What was holding Christie back wasn’t intellectual, however. It was instinctual. There was his failed General Assembly bid in 1995, when he tried to jump to a state legislative seat after just a few months as a local official; he had stuck his chin out too far, too soon, and wound up on the canvas. Not wanting to repeat the error, he resisted pleas to run for governor in 2005, and his patience was rewarded four years later.
To run for president,
you have to know deep down it’s the right time,
he thought.
Because if you don’t, when things go sideways—and they always do—you’re going to be sitting there kicking yourself and saying, “I shoulda trusted my gut.”

Christie had hoped to have reached a decision by Sunday night. But when Monday dawned, his gut and his head were still at war—as every word he’d heard from office holders, party leaders, strategists, and billionaires raced through his mind. All day at work, he was in a muddle, not focused on his job. Being driven home, he finally reached his breaking point.
You know what? Screw it? I’m not doing this,
he thought. The burden lifted, he reclined his seat—and promptly fell asleep. Arriving at his house, he walked in and announced to his family, “Listen, guys, Dad’s made a decision: I’m not running.” Mary Pat smiled, and all four kids burst into applause.

The next day, Christie called a midday news conference at his office in Trenton and pulled the plug. “Over the last few weeks I’ve thought long and hard about this decision,” he said, acknowledging publicly for the first time
that he had seriously considered it at all. “In the end, what I’ve always felt was the right decision remains the right decision today. Now is not my time . . . So New Jersey, whether you like it or not, you’re stuck with me.”

Christie then phoned Romney and suggested they get together soon. Four days later, Ann and Mitt arrived for lunch on Corey Lane. After two hours of idle chat and goofing around with two of the Christie kids on the patio, Romney asked what he needed to do to finally bring the governor on board.

“Nothing,” Christie said. “I’m in.”

Gobsmacked, Mitt turned to Ann and said, “Wow—Christmas in October.”

Smiling brightly, Ann said gratefully to Christie, “Governor, you don’t know how important and big this is.”

Actually, Christie said, “I do.”

For Christie, the ease of the endorsement reflected mainly the grimness of the other options. Bachmann, Cain, Gingrich, Huntsman, Paul, Perry, Santorum: if those were the seven brides, Christie would abstain from being a brother.

Romney was at least a serious person, with an outside chance of winning—though Christie doubted his capacity to tackle Obama.
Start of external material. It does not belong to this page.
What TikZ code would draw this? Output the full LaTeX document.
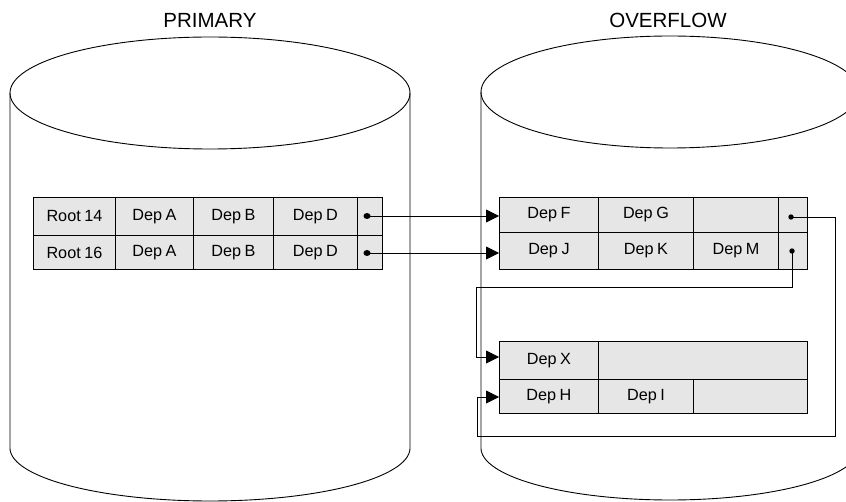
\documentclass[tikz,border=0pt]{standalone}
\usepackage{fontspec}
\setmainfont{Liberation Sans}
\usetikzlibrary{arrows.meta}
\definecolor{cellgray}{HTML}{E6E6E6}
\newcommand{\wsp}{\hspace{0.22em}}
\begin{document}
\begin{tikzpicture}[x=1pt,y=-1pt,
  cyl/.style={line width=0.9pt},
  cell/.style={draw, line width=0.9pt, fill=cellgray, anchor=north west, inner sep=0pt,
    font=\fontsize{16.2}{17}\selectfont},
  title/.style={font=\fontsize{20.5}{22}\selectfont},
  link/.style={line width=0.8pt},
  arr/.style={link, -{Triangle[length=13pt,width=13pt]}},
  dotmark/.style={fill=black}]
\useasboundingbox (0,0) rectangle (846,502);
\clip (0,0) rectangle (846,502);
% titles
\node[title] (tp) at (210,20) {PRIMARY};
\node[title] (to) at (668,20) {OVERFLOW};
% primary cylinder
\draw[cyl] (210,93) ellipse [x radius=200, y radius=56];
\draw[cyl] (10,93) -- (10,448) plot[domain=180:360, samples=120, smooth] ({210+200*cos(\x)},{448-53*sin(\x)}) -- (410,93);
% overflow cylinder
\draw[cyl] (670,92) ellipse [x radius=189, y radius=56];
\draw[cyl] (481,92) -- (481,448) plot[domain=180:360, samples=120, smooth] ({670+189*cos(\x)},{448-52*sin(\x)}) -- (859,92);
% primary records
\node[cell, minimum width=82, minimum height=38] (r14) at (33,197) {Root\wsp14};
\node[cell, minimum width=78, minimum height=38] (a14) at (115,197) {Dep\wsp A};
\node[cell, minimum width=80, minimum height=38] (b14) at (193,197) {Dep\wsp B};
\node[cell, minimum width=84, minimum height=38] (d14) at (273,197) {Dep\wsp D};
\node[cell, minimum width=25, minimum height=38] (p14) at (357,197) {};
\node[cell, minimum width=82, minimum height=34] (r16) at (33,235) {Root\wsp16};
\node[cell, minimum width=78, minimum height=34] (a16) at (115,235) {Dep\wsp A};
\node[cell, minimum width=80, minimum height=34] (b16) at (193,235) {Dep\wsp B};
\node[cell, minimum width=84, minimum height=34] (d16) at (273,235) {Dep\wsp D};
\node[cell, minimum width=25, minimum height=34] (p16) at (357,235) {};
% overflow record 1
\node[cell, minimum width=99, minimum height=35] (F) at (499,197) {Dep\wsp F};
\node[cell, minimum width=95, minimum height=35] (G) at (598,197) {Dep\wsp G};
\node[cell, minimum width=85, minimum height=35] (e1) at (693,197) {};
\node[cell, minimum width=29, minimum height=35] (pF) at (778,197) {};
\node[cell, minimum width=99, minimum height=37] (J) at (499,232) {Dep\wsp J};
\node[cell, minimum width=95, minimum height=37] (K) at (598,232) {Dep\wsp K};
\node[cell, minimum width=85, minimum height=37] (M) at (693,232) {Dep\wsp M};
\node[cell, minimum width=29, minimum height=37] (pJ) at (778,232) {};
% overflow record 2
\node[cell, minimum width=99, minimum height=38] (X) at (499,341) {Dep\wsp X};
\node[cell, minimum width=209, minimum height=38] (e2) at (598,341) {};
\node[cell, minimum width=99, minimum height=34] (H) at (499,379) {Dep\wsp H};
\node[cell, minimum width=95, minimum height=34] (I) at (598,379) {Dep\wsp I};
\node[cell, minimum width=114, minimum height=34] (e3) at (693,379) {};
% pointer dots
\coordinate (d1) at (367,216);
\coordinate (d2) at (367,253);
\coordinate (d3) at (791,217);
\coordinate (d4) at (792,251);
\fill[dotmark] (d1) ellipse [x radius=3.5, y radius=3];
\fill[dotmark] (d2) ellipse [x radius=3.5, y radius=3];
\fill[dotmark] (d3) circle (2.7);
\fill[dotmark] (d4) circle (2.7);
% connectors
\draw[arr] (d1) -- (d1 -| F.west);
\draw[arr] (d2) -- (d2 -| J.west);
\coordinate (c1) at (835,217);
\coordinate (c2) at (835,436);
\coordinate (c3) at (477,436);
\coordinate (c4) at (477,397);
\draw[arr] (d3) -- (c1) -- (c2) -- (c3) -- (c4) -- (c4 -| H.west);
\coordinate (k1) at (792,287);
\coordinate (k2) at (476,287);
\coordinate (k3) at (476,357);
\draw[arr] (d4) -- (k1) -- (k2) -- (k3) -- (k3 -| X.west);
\end{tikzpicture}
\end{document}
Behind Mitt’s back, Chris mocked his Fred MacMurray affect and antiquated vocabulary. On the night after the Romneys came for lunch,
Saturday Night Live
did a cold-open sketch about Mitt and Chris, in which Jason Sudeikis portrayed Romney as an uptight priss (“Heck it all to fudge!”) and Bobby Moynihan played Christie as a coarsely charming favorite of the press (“After this poor bastard loses, I’ll get a nice head start, I’ll run in four years, it’ll be great—fat president, come on, it writes itself!”). Christie promptly memorized the skit and performed his part at private functions all over the country.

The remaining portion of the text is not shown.